**Written task:** The data below should be printed in full, exactly, and without any of its images.

**Collected material:**
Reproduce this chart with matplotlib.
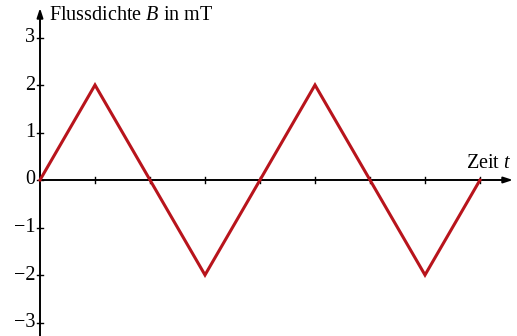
import matplotlib
matplotlib.use("Agg")
import matplotlib.pyplot as plt

# Data
t_values = [0, 1, 2, 3, 4, 5, 6, 7, 8]
B_values = [0, 2, 0, -2, 0, 2, 0, -2, 0]
y_ticks = [-3, -2, -1, 0, 1, 2, 3]
y_tick_labels = ["\u22123", "\u22122", "\u22121", "0", "1", "2", "3"]
x_ticks = [1, 2, 3, 4, 5, 6, 7, 8]
y_label = "Flussdichte $B$ in mT"
x_label = "Zeit $t$"

plt.rcParams["font.family"] = ["Liberation Serif", "DejaVu Serif"]
plt.rcParams["mathtext.fontset"] = "custom"
plt.rcParams["mathtext.rm"] = "Liberation Serif"
plt.rcParams["mathtext.it"] = "Liberation Serif:italic"

fig = plt.figure(figsize=(5.17, 3.36), dpi=100)
ax = fig.add_axes([0, 0, 1, 1])
ax.set_xlim(-40 / 55, 477 / 55)
ax.set_ylim(-156 / 47.5, 180 / 47.5)
ax.patch.set_alpha(0)

ax.plot(t_values, B_values, color="#b8141c", lw=2.2, solid_joinstyle="miter", zorder=3)

for s in ["top", "right", "left", "bottom"]:
    ax.spines[s].set_visible(False)

# axes with arrows
y_top = 172 / 47.5
x_right = 473 / 55
ax.annotate("", xy=(0, y_top), xytext=(0, ax.get_ylim()[0]),
            arrowprops=dict(arrowstyle="-|>,head_length=0.55,head_width=0.18",
                            lw=1.4, color="black", shrinkA=0, shrinkB=0), zorder=2)
ax.annotate("", xy=(x_right, 0), xytext=(0, 0),
            arrowprops=dict(arrowstyle="-|>,head_length=0.55,head_width=0.18",
                            lw=1.4, color="black", shrinkA=0, shrinkB=0), zorder=2)

# ticks
for x in x_ticks:
    ax.plot([x, x], [-3 / 47.5, 3 / 47.5], color="black", lw=1.0, zorder=2)
for y in y_ticks:
    ax.plot([-3 / 55, 3 / 55], [y, y], color="black", lw=1.0, zorder=2)
for y, lab in zip(y_ticks, y_tick_labels):
    ax.text(-5 / 55, y, lab, ha="right", va="center", fontsize=14.5)

ax.text(9 / 55, 164 / 47.5, y_label, ha="left", va="center", fontsize=14.5)
ax.text(x_right - 0.02, 7 / 47.5, x_label, ha="right", va="bottom", fontsize=14.5)

ax.set_xticks([])
ax.set_yticks([])

fig.savefig("out.png", dpi=100)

**Task output:**
Reproduce this chart with matplotlib.
import matplotlib
matplotlib.use("Agg")
import matplotlib.pyplot as plt

# Data
t_values = [0, 1, 2, 3, 4, 5, 6, 7, 8]
B_values = [0, 2, 0, -2, 0, 2, 0, -2, 0]
y_ticks = [-3, -2, -1, 0, 1, 2, 3]
y_tick_labels = ["\u22123", "\u22122", "\u22121", "0", "1", "2", "3"]
x_ticks = [1, 2, 3, 4, 5, 6, 7, 8]
y_label = "Flussdichte $B$ in mT"
x_label = "Zeit $t$"

plt.rcParams["font.family"] = ["Liberation Serif", "DejaVu Serif"]
plt.rcParams["mathtext.fontset"] = "custom"
plt.rcParams["mathtext.rm"] = "Liberation Serif"
plt.rcParams["mathtext.it"] = "Liberation Serif:italic"

fig = plt.figure(figsize=(5.17, 3.36), dpi=100)
ax = fig.add_axes([0, 0, 1, 1])
ax.set_xlim(-40 / 55, 477 / 55)
ax.set_ylim(-156 / 47.5, 180 / 47.5)
ax.patch.set_alpha(0)

ax.plot(t_values, B_values, color="#b8141c", lw=2.2, solid_joinstyle="miter", zorder=3)

for s in ["top", "right", "left", "bottom"]:
    ax.spines[s].set_visible(False)

# axes with arrows
y_top = 172 / 47.5
x_right = 473 / 55
ax.annotate("", xy=(0, y_top), xytext=(0, ax.get_ylim()[0]),
            arrowprops=dict(arrowstyle="-|>,head_length=0.55,head_width=0.18",
                            lw=1.4, color="black", shrinkA=0, shrinkB=0), zorder=2)
ax.annotate("", xy=(x_right, 0), xytext=(0, 0),
            arrowprops=dict(arrowstyle="-|>,head_length=0.55,head_width=0.18",
                            lw=1.4, color="black", shrinkA=0, shrinkB=0), zorder=2)

# ticks
for x in x_ticks:
    ax.plot([x, x], [-3 / 47.5, 3 / 47.5], color="black", lw=1.0, zorder=2)
for y in y_ticks:
    ax.plot([-3 / 55, 3 / 55], [y, y], color="black", lw=1.0, zorder=2)
for y, lab in zip(y_ticks, y_tick_labels):
    ax.text(-5 / 55, y, lab, ha="right", va="center", fontsize=14.5)

ax.text(9 / 55, 164 / 47.5, y_label, ha="left", va="center", fontsize=14.5)
ax.text(x_right - 0.02, 7 / 47.5, x_label, ha="right", va="bottom", fontsize=14.5)

ax.set_xticks([])
ax.set_yticks([])

fig.savefig("out.png", dpi=100)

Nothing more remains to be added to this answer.